**WRITTEN INSTRUCTION:** Your task is to output the listing word for word, with pictures excluded.

───── SOURCE DATA

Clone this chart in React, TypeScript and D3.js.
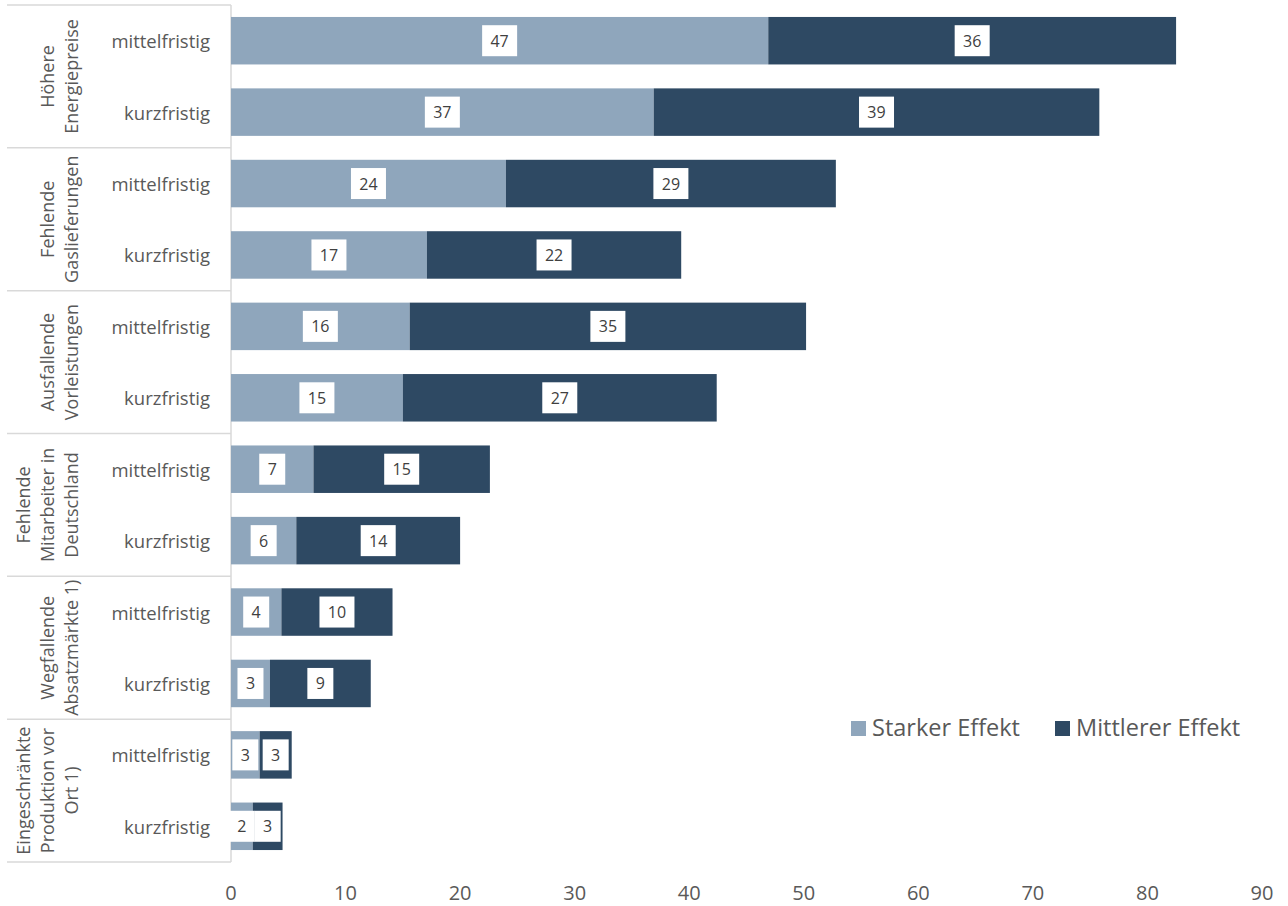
import { useEffect } from "react";
import * as d3 from "d3";

// groups (top to bottom), each split into lines of the rotated label
const groups = [
  ["Höhere", "Energiepreise"],
  ["Fehlende", "Gaslieferungen"],
  ["Ausfallende", "Vorleistungen"],
  ["Fehlende", "Mitarbeiter in", "Deutschland"],
  ["Wegfallende", "Absatzmärkte 1)"],
  ["Eingeschränkte", "Produktion vor", "Ort 1)"],
];
const horizons = ["mittelfristig", "kurzfristig"];

// one value per row, rows in order: group 1 mittel, group 1 kurz, group 2 mittel, ...
const starkerEffekt = [46.9, 36.9, 24.0, 17.1, 15.6, 15.0, 7.2, 5.7, 4.4, 3.4, 2.5, 1.9];
const mittlererEffekt = [35.6, 38.9, 28.8, 22.2, 34.6, 27.4, 15.4, 14.3, 9.7, 8.8, 2.8, 2.6];

const xTicks = [0, 10, 20, 30, 40, 50, 60, 70, 80, 90];
const seriesNames = ["Starker Effekt", "Mittlerer Effekt"];

const colors = ["#8FA6BC", "#2E4963"];
const font = "'Open Sans', sans-serif";

const W = 1288;
const H = 906;

export default function App() {
  useEffect(() => {
    document.body.style.margin = "0";
  }, []);

  const rows = groups.flatMap((g, gi) => horizons.map((h) => `${gi}-${h}`));

  const x = d3.scaleLinear().domain([0, 90]).range([231, 1262]);
  const y = d3
    .scaleBand<string>()
    .domain(rows)
    .range([5, 862])
    .paddingInner(0.335)
    .paddingOuter(0.1675);

  const stack = rows.map((r, i) => {
    const s = starkerEffekt[i];
    const m = mittlererEffekt[i];
    return [
      { key: r, x0: 0, x1: s, v: s },
      { key: r, x0: s, x1: s + m, v: m },
    ];
  });

  const step = y.step();
  const top = y.range()[0];

  return (
    <svg width={W} height={H} style={{ display: "block", fontFamily: font }}>
      {/* group separators */}
      {d3.range(groups.length + 1).map((k) => (
        <line
          key={"sep" + k}
          x1={7}
          x2={231}
          y1={top + k * 2 * step}
          y2={top + k * 2 * step}
          stroke="#D9D9D9"
          strokeWidth={1.5}
        />
      ))}
      <line x1={231} x2={231} y1={top} y2={862} stroke="#D9D9D9" strokeWidth={1.5} />

      {/* group labels */}
      {groups.map((lines, gi) => {
        const cy = top + (gi * 2 + 1) * step;
        return (
          <g key={"g" + gi}>
            {lines.map((ln, li) => {
              const bx = 78 - 24 * (lines.length - 1 - li);
              return (
                <text
                  key={li}
                  transform={`translate(${bx},${cy}) rotate(-90)`}
                  textAnchor="middle"
                  fontSize={18}
                  fill="#595959"
                >
                  {ln}
                </text>
              );
            })}
          </g>
        );
      })}

      {/* row labels */}
      {rows.map((r, i) => (
        <text
          key={"rl" + r}
          x={210}
          y={(y(r) as number) + y.bandwidth() / 2}
          textAnchor="end"
          dominantBaseline="central"
          fontSize={18.5}
          fill="#595959"
        >
          {horizons[i % 2]}
        </text>
      ))}

      {/* bars */}
      {stack.map((segs, i) =>
        segs.map((d, si) => (
          <rect
            key={`b${i}-${si}`}
            x={x(d.x0)}
            y={y(d.key)}
            width={x(d.x1) - x(d.x0)}
            height={y.bandwidth()}
            fill={colors[si]}
          />
        ))
      )}

      {/* value labels */}
      {stack.map((segs, i) =>
        segs.map((d, si) => {
          const label = String(Math.round(d.v));
          const bw = label.length > 1 ? 35 : 26;
          const cx = (x(d.x0) + x(d.x1)) / 2;
          const cy = (y(d.key) as number) + y.bandwidth() / 2;
          return (
            <g key={`l${i}-${si}`}>
              <rect x={cx - bw / 2} y={cy - 15.5} width={bw} height={31} fill="#FFFFFF" />
              <text
                x={cx}
                y={cy}
                textAnchor="middle"
                dominantBaseline="central"
                fontSize={16}
                fill="#404040"
              >
                {label}
              </text>
            </g>
          );
        })
      )}

      {/* x axis tick labels */}
      {xTicks.map((t) => (
        <text
          key={"t" + t}
          x={x(t)}
          y={900}
          textAnchor="middle"
          fontSize={20}
          fill="#595959"
        >
          {t}
        </text>
      ))}

      {/* legend */}
      {seriesNames.map((name, i) => {
        const lx = [851, 1055][i];
        return (
          <g key={"leg" + i}>
            <rect x={lx} y={721} width={15} height={15} fill={colors[i]} />
            <text x={lx + 21} y={735.5} fontSize={23.5} fill="#595959">
              {name}
            </text>
          </g>
        );
      })}
    </svg>
  );
}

──────────

**REPLY TO THE EXERCISE:**
Clone this chart in React, TypeScript and D3.js.
import { useEffect } from "react";
import * as d3 from "d3";

// groups (top to bottom), each split into lines of the rotated label
const groups = [
  ["Höhere", "Energiepreise"],
  ["Fehlende", "Gaslieferungen"],
  ["Ausfallende", "Vorleistungen"],
  ["Fehlende", "Mitarbeiter in", "Deutschland"],
  ["Wegfallende", "Absatzmärkte 1)"],
  ["Eingeschränkte", "Produktion vor", "Ort 1)"],
];
const horizons = ["mittelfristig", "kurzfristig"];

// one value per row, rows in order: group 1 mittel, group 1 kurz, group 2 mittel, ...
const starkerEffekt = [46.9, 36.9, 24.0, 17.1, 15.6, 15.0, 7.2, 5.7, 4.4, 3.4, 2.5, 1.9];
const mittlererEffekt = [35.6, 38.9, 28.8, 22.2, 34.6, 27.4, 15.4, 14.3, 9.7, 8.8, 2.8, 2.6];

const xTicks = [0, 10, 20, 30, 40, 50, 60, 70, 80, 90];
const seriesNames = ["Starker Effekt", "Mittlerer Effekt"];

const colors = ["#8FA6BC", "#2E4963"];
const font = "'Open Sans', sans-serif";

const W = 1288;
const H = 906;

export default function App() {
  useEffect(() => {
    document.body.style.margin = "0";
  }, []);

  const rows = groups.flatMap((g, gi) => horizons.map((h) => `${gi}-${h}`));

  const x = d3.scaleLinear().domain([0, 90]).range([231, 1262]);
  const y = d3
    .scaleBand<string>()
    .domain(rows)
    .range([5, 862])
    .paddingInner(0.335)
    .paddingOuter(0.1675);

  const stack = rows.map((r, i) => {
    const s = starkerEffekt[i];
    const m = mittlererEffekt[i];
    return [
      { key: r, x0: 0, x1: s, v: s },
      { key: r, x0: s, x1: s + m, v: m },
    ];
  });

  const step = y.step();
  const top = y.range()[0];

  return (
    <svg width={W} height={H} style={{ display: "block", fontFamily: font }}>
      {/* group separators */}
      {d3.range(groups.length + 1).map((k) => (
        <line
          key={"sep" + k}
          x1={7}
          x2={231}
          y1={top + k * 2 * step}
          y2={top + k * 2 * step}
          stroke="#D9D9D9"
          strokeWidth={1.5}
        />
      ))}
      <line x1={231} x2={231} y1={top} y2={862} stroke="#D9D9D9" strokeWidth={1.5} />

      {/* group labels */}
      {groups.map((lines, gi) => {
        const cy = top + (gi * 2 + 1) * step;
        return (
          <g key={"g" + gi}>
            {lines.map((ln, li) => {
              const bx = 78 - 24 * (lines.length - 1 - li);
              return (
                <text
                  key={li}
                  transform={`translate(${bx},${cy}) rotate(-90)`}
                  textAnchor="middle"
                  fontSize={18}
                  fill="#595959"
                >
                  {ln}
                </text>
              );
            })}
          </g>
        );
      })}

      {/* row labels */}
      {rows.map((r, i) => (
        <text
          key={"rl" + r}
          x={210}
          y={(y(r) as number) + y.bandwidth() / 2}
          textAnchor="end"
          dominantBaseline="central"
          fontSize={18.5}
          fill="#595959"
        >
          {horizons[i % 2]}
        </text>
      ))}

      {/* bars */}
      {stack.map((segs, i) =>
        segs.map((d, si) => (
          <rect
            key={`b${i}-${si}`}
            x={x(d.x0)}
            y={y(d.key)}
            width={x(d.x1) - x(d.x0)}
            height={y.bandwidth()}
            fill={colors[si]}
          />
        ))
      )}

      {/* value labels */}
      {stack.map((segs, i) =>
        segs.map((d, si) => {
          const label = String(Math.round(d.v));
          const bw = label.length > 1 ? 35 : 26;
          const cx = (x(d.x0) + x(d.x1)) / 2;
          const cy = (y(d.key) as number) + y.bandwidth() / 2;
          return (
            <g key={`l${i}-${si}`}>
              <rect x={cx - bw / 2} y={cy - 15.5} width={bw} height={31} fill="#FFFFFF" />
              <text
                x={cx}
                y={cy}
                textAnchor="middle"
                dominantBaseline="central"
                fontSize={16}
                fill="#404040"
              >
                {label}
              </text>
            </g>
          );
        })
      )}

      {/* x axis tick labels */}
      {xTicks.map((t) => (
        <text
          key={"t" + t}
          x={x(t)}
          y={900}
          textAnchor="middle"
          fontSize={20}
          fill="#595959"
        >
          {t}
        </text>
      ))}

      {/* legend */}
      {seriesNames.map((name, i) => {
        const lx = [851, 1055][i];
        return (
          <g key={"leg" + i}>
            <rect x={lx} y={721} width={15} height={15} fill={colors[i]} />
            <text x={lx + 21} y={735.5} fontSize={23.5} fill="#595959">
              {name}
            </text>
          </g>
        );
      })}
    </svg>
  );
}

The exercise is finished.